#### Dataset content ####
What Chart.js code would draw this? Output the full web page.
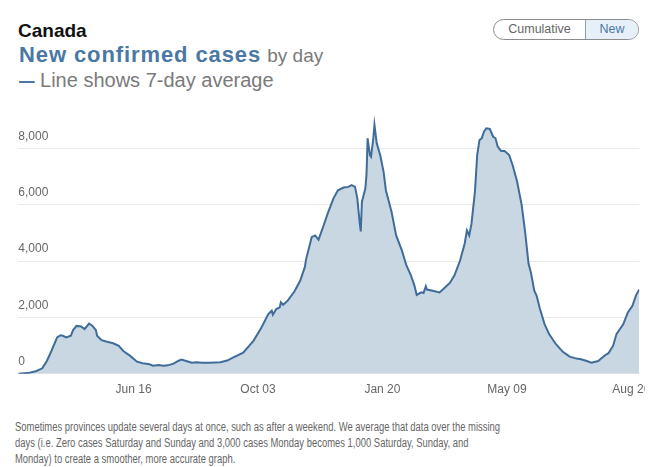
<!DOCTYPE html>
<html>
<head>
<meta charset="utf-8">
<script src="https://cdn.jsdelivr.net/npm/chart.js@4"></script>
<style>
  html, body { margin: 0; padding: 0; background: #fff; }
  body { width: 660px; height: 467px; position: relative; overflow: hidden; font-family: "Liberation Sans", Arial, sans-serif; }
  .abs { position: absolute; white-space: nowrap; }
  #place { left: 18px; top: 21px; font-size: 19px; line-height: 19px; font-weight: bold; color: #111; }
  #title { left: 19px; top: 44px; font-size: 22px; line-height: 22px; color: #7a7a7a; }
  #title b { color: #4a78a4; letter-spacing: 0.9px; }
  #title span { font-size: 19px; }
  #sub { left: 19px; top: 70px; font-size: 20px; line-height: 20px; color: #7a7a7a; }
  #sub span { display: inline-block; color: #4a78a4; font-weight: bold; transform: scaleX(0.78); transform-origin: 0 0; margin-right: -4.5px; }
  #toggle { left: 493px; top: 19px; width: 144px; height: 19px; border: 1px solid #8c8c8c; border-radius: 11px; overflow: hidden; display: flex; font-size: 12.5px; line-height: 19px; }
  #toggle div { text-align: center; }
  #cum { width: 91px; color: #666; }
  #new { flex: 1; color: #4a78a4; background: #e7eff8; border-left: 1px solid #8a9fb3; }
  #wrap { left: 0; top: 100px; width: 645px; height: 310px; overflow: hidden; }
  #note { left: 15px; top: 420px; font-size: 12.5px; line-height: 15.8px; color: #666; transform: scaleX(0.755); transform-origin: 0 0; }
</style>
</head>
<body>
<div class="abs" id="place">Canada</div>
<div class="abs" id="title"><b>New confirmed cases</b> <span>by day</span></div>
<div class="abs" id="sub"><span>—</span> Line shows 7-day average</div>
<div class="abs" id="toggle"><div id="cum">Cumulative</div><div id="new">New</div></div>
<div class="abs" id="wrap"><canvas id="chart" width="680" height="310"></canvas></div>
<div class="abs" id="note">Sometimes provinces update several days at once, such as after a weekend. We average that data over the missing<br>days (i.e. Zero cases Saturday and Sunday and 3,000 cases Monday becomes 1,000 Saturday, Sunday, and<br>Monday) to create a smoother, more accurate graph.</div>
<script>
// days counted from the start of the series (early March 2020)
const DAYS = [0, 10, 16, 21, 25, 29, 34, 37, 39, 42, 46, 48, 51, 55, 58, 62, 65, 68, 69, 73,
  77, 83, 88, 92, 98, 104, 109, 115, 118, 123, 127, 131, 136, 140, 143, 147, 152, 156, 161, 168,
  177, 183, 188, 197, 206, 213, 219, 222, 223, 226, 229, 230, 232, 236, 242, 247, 251, 252, 257, 260,
  263, 267, 271, 276, 280, 285, 289, 292, 295, 297, 299, 300, 301, 304, 305, 306, 308, 309, 311, 312,
  314, 317, 320, 322, 327, 331, 336, 340, 344, 347, 349, 353, 355, 357, 358, 363, 369, 374, 378, 382,
  387, 391, 393, 395, 397, 400, 402, 404, 406, 408, 410, 413, 416, 418, 420, 423, 426, 430, 433, 437,
  441, 444, 447, 449, 452, 454, 457, 461, 465, 471, 477, 483, 489, 493, 498, 502, 508, 514, 517, 521,
  524, 530, 534, 538, 541, 544];

// 7-day average of new cases
const CASES = [0, 40, 100, 195, 455, 810, 1290, 1370, 1350, 1290, 1350, 1550, 1700, 1680, 1585, 1785, 1700, 1550, 1350, 1195,
  1145, 1085, 990, 810, 635, 430, 375, 340, 290, 315, 290, 300, 360, 455, 505, 455, 395, 410, 395, 395,
  410, 470, 575, 750, 1170, 1645, 2120, 2240, 2095, 2300, 2360, 2535, 2450, 2595, 2930, 3310, 3785, 4045, 4850, 4910,
  4760, 5210, 5685, 6220, 6515, 6610, 6635, 6695, 6635, 6220, 5385, 5055, 6100, 6575, 7050, 8360, 7765, 7705, 8360, 8835,
  8180, 7765, 7170, 6515, 5745, 4910, 4380, 3845, 3485, 3130, 2800, 2890, 2870, 3105, 2990, 2950, 2890, 3070, 3225, 3485,
  4020, 4615, 5090, 4910, 5330, 6455, 7765, 8300, 8360, 8600, 8715, 8690, 8415, 8360, 8060, 7905, 7905, 7765, 7410, 6815,
  5980, 5030, 3905, 3605, 2950, 2775, 2300, 1765, 1410, 1050, 780, 610, 540, 515, 455, 395, 455, 660, 730, 990,
  1410, 1765, 2180, 2415, 2775, 2990];

const TICK_DAYS = [101, 210, 319, 428, 537];
const TICK_LABELS = ["Jun 16", "Oct 03", "Jan 20", "May 09", "Aug 26"];
const Y_TICKS = [0, 2000, 4000, 6000, 8000];

const FONT = '"Liberation Sans", Arial, sans-serif';

new Chart(document.getElementById("chart"), {
  type: "line",
  data: {
    datasets: [{
      data: DAYS.map((d, i) => ({ x: d, y: CASES[i] })),
      borderColor: "#3f6c98",
      borderWidth: 2,
      backgroundColor: "#c9d7e3",
      fill: "origin",
      pointRadius: 0,
      tension: 0
    }]
  },
  options: {
    responsive: false,
    animation: false,
    layout: { padding: { left: 18.3, right: 40.7, top: 14.6, bottom: 3.8 } },
    plugins: { legend: { display: false }, tooltip: { enabled: false } },
    scales: {
      x: {
        type: "linear",
        min: 0,
        max: 544,
        afterBuildTicks: s => { s.ticks = TICK_DAYS.map(v => ({ value: v })); },
        grid: { display: false, drawTicks: false },
        border: { display: false },
        ticks: {
          padding: 9,
          color: "#666",
          maxRotation: 0,
          autoSkip: false,
          font: { size: 12, family: FONT },
          callback: v => TICK_LABELS[TICK_DAYS.indexOf(v)]
        }
      },
      y: {
        min: 0,
        max: 9200,
        afterBuildTicks: s => { s.ticks = Y_TICKS.map(v => ({ value: v })); },
        grid: { color: "#e9e9e9", drawTicks: false },
        border: { display: false },
        ticks: {
          mirror: true,
          padding: 0,
          labelOffset: -12,
          color: "#666",
          font: { size: 12, family: FONT },
          callback: v => v.toLocaleString("en-US")
        }
      }
    }
  }
});
</script>
</body>
</html>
####
→ Instruction:
What is needed is an exact reproduction of the data, pictures excluded.

→ Exercise answer:
What Chart.js code would draw this? Output the full web page.
<!DOCTYPE html>
<html>
<head>
<meta charset="utf-8">
<script src="https://cdn.jsdelivr.net/npm/chart.js@4"></script>
<style>
  html, body { margin: 0; padding: 0; background: #fff; }
  body { width: 660px; height: 467px; position: relative; overflow: hidden; font-family: "Liberation Sans", Arial, sans-serif; }
  .abs { position: absolute; white-space: nowrap; }
  #place { left: 18px; top: 21px; font-size: 19px; line-height: 19px; font-weight: bold; color: #111; }
  #title { left: 19px; top: 44px; font-size: 22px; line-height: 22px; color: #7a7a7a; }
  #title b { color: #4a78a4; letter-spacing: 0.9px; }
  #title span { font-size: 19px; }
  #sub { left: 19px; top: 70px; font-size: 20px; line-height: 20px; color: #7a7a7a; }
  #sub span { display: inline-block; color: #4a78a4; font-weight: bold; transform: scaleX(0.78); transform-origin: 0 0; margin-right: -4.5px; }
  #toggle { left: 493px; top: 19px; width: 144px; height: 19px; border: 1px solid #8c8c8c; border-radius: 11px; overflow: hidden; display: flex; font-size: 12.5px; line-height: 19px; }
  #toggle div { text-align: center; }
  #cum { width: 91px; color: #666; }
  #new { flex: 1; color: #4a78a4; background: #e7eff8; border-left: 1px solid #8a9fb3; }
  #wrap { left: 0; top: 100px; width: 645px; height: 310px; overflow: hidden; }
  #note { left: 15px; top: 420px; font-size: 12.5px; line-height: 15.8px; color: #666; transform: scaleX(0.755); transform-origin: 0 0; }
</style>
</head>
<body>
<div class="abs" id="place">Canada</div>
<div class="abs" id="title"><b>New confirmed cases</b> <span>by day</span></div>
<div class="abs" id="sub"><span>—</span> Line shows 7-day average</div>
<div class="abs" id="toggle"><div id="cum">Cumulative</div><div id="new">New</div></div>
<div class="abs" id="wrap"><canvas id="chart" width="680" height="310"></canvas></div>
<div class="abs" id="note">Sometimes provinces update several days at once, such as after a weekend. We average that data over the missing<br>days (i.e. Zero cases Saturday and Sunday and 3,000 cases Monday becomes 1,000 Saturday, Sunday, and<br>Monday) to create a smoother, more accurate graph.</div>
<script>
// days counted from the start of the series (early March 2020)
const DAYS = [0, 10, 16, 21, 25, 29, 34, 37, 39, 42, 46, 48, 51, 55, 58, 62, 65, 68, 69, 73,
  77, 83, 88, 92, 98, 104, 109, 115, 118, 123, 127, 131, 136, 140, 143, 147, 152, 156, 161, 168,
  177, 183, 188, 197, 206, 213, 219, 222, 223, 226, 229, 230, 232, 236, 242, 247, 251, 252, 257, 260,
  263, 267, 271, 276, 280, 285, 289, 292, 295, 297, 299, 300, 301, 304, 305, 306, 308, 309, 311, 312,
  314, 317, 320, 322, 327, 331, 336, 340, 344, 347, 349, 353, 355, 357, 358, 363, 369, 374, 378, 382,
  387, 391, 393, 395, 397, 400, 402, 404, 406, 408, 410, 413, 416, 418, 420, 423, 426, 430, 433, 437,
  441, 444, 447, 449, 452, 454, 457, 461, 465, 471, 477, 483, 489, 493, 498, 502, 508, 514, 517, 521,
  524, 530, 534, 538, 541, 544];

// 7-day average of new cases
const CASES = [0, 40, 100, 195, 455, 810, 1290, 1370, 1350, 1290, 1350, 1550, 1700, 1680, 1585, 1785, 1700, 1550, 1350, 1195,
  1145, 1085, 990, 810, 635, 430, 375, 340, 290, 315, 290, 300, 360, 455, 505, 455, 395, 410, 395, 395,
  410, 470, 575, 750, 1170, 1645, 2120, 2240, 2095, 2300, 2360, 2535, 2450, 2595, 2930, 3310, 3785, 4045, 4850, 4910,
  4760, 5210, 5685, 6220, 6515, 6610, 6635, 6695, 6635, 6220, 5385, 5055, 6100, 6575, 7050, 8360, 7765, 7705, 8360, 8835,
  8180, 7765, 7170, 6515, 5745, 4910, 4380, 3845, 3485, 3130, 2800, 2890, 2870, 3105, 2990, 2950, 2890, 3070, 3225, 3485,
  4020, 4615, 5090, 4910, 5330, 6455, 7765, 8300, 8360, 8600, 8715, 8690, 8415, 8360, 8060, 7905, 7905, 7765, 7410, 6815,
  5980, 5030, 3905, 3605, 2950, 2775, 2300, 1765, 1410, 1050, 780, 610, 540, 515, 455, 395, 455, 660, 730, 990,
  1410, 1765, 2180, 2415, 2775, 2990];

const TICK_DAYS = [101, 210, 319, 428, 537];
const TICK_LABELS = ["Jun 16", "Oct 03", "Jan 20", "May 09", "Aug 26"];
const Y_TICKS = [0, 2000, 4000, 6000, 8000];

const FONT = '"Liberation Sans", Arial, sans-serif';

new Chart(document.getElementById("chart"), {
  type: "line",
  data: {
    datasets: [{
      data: DAYS.map((d, i) => ({ x: d, y: CASES[i] })),
      borderColor: "#3f6c98",
      borderWidth: 2,
      backgroundColor: "#c9d7e3",
      fill: "origin",
      pointRadius: 0,
      tension: 0
    }]
  },
  options: {
    responsive: false,
    animation: false,
    layout: { padding: { left: 18.3, right: 40.7, top: 14.6, bottom: 3.8 } },
    plugins: { legend: { display: false }, tooltip: { enabled: false } },
    scales: {
      x: {
        type: "linear",
        min: 0,
        max: 544,
        afterBuildTicks: s => { s.ticks = TICK_DAYS.map(v => ({ value: v })); },
        grid: { display: false, drawTicks: false },
        border: { display: false },
        ticks: {
          padding: 9,
          color: "#666",
          maxRotation: 0,
          autoSkip: false,
          font: { size: 12, family: FONT },
          callback: v => TICK_LABELS[TICK_DAYS.indexOf(v)]
        }
      },
      y: {
        min: 0,
        max: 9200,
        afterBuildTicks: s => { s.ticks = Y_TICKS.map(v => ({ value: v })); },
        grid: { color: "#e9e9e9", drawTicks: false },
        border: { display: false },
        ticks: {
          mirror: true,
          padding: 0,
          labelOffset: -12,
          color: "#666",
          font: { size: 12, family: FONT },
          callback: v => v.toLocaleString("en-US")
        }
      }
    }
  }
});
</script>
</body>
</html>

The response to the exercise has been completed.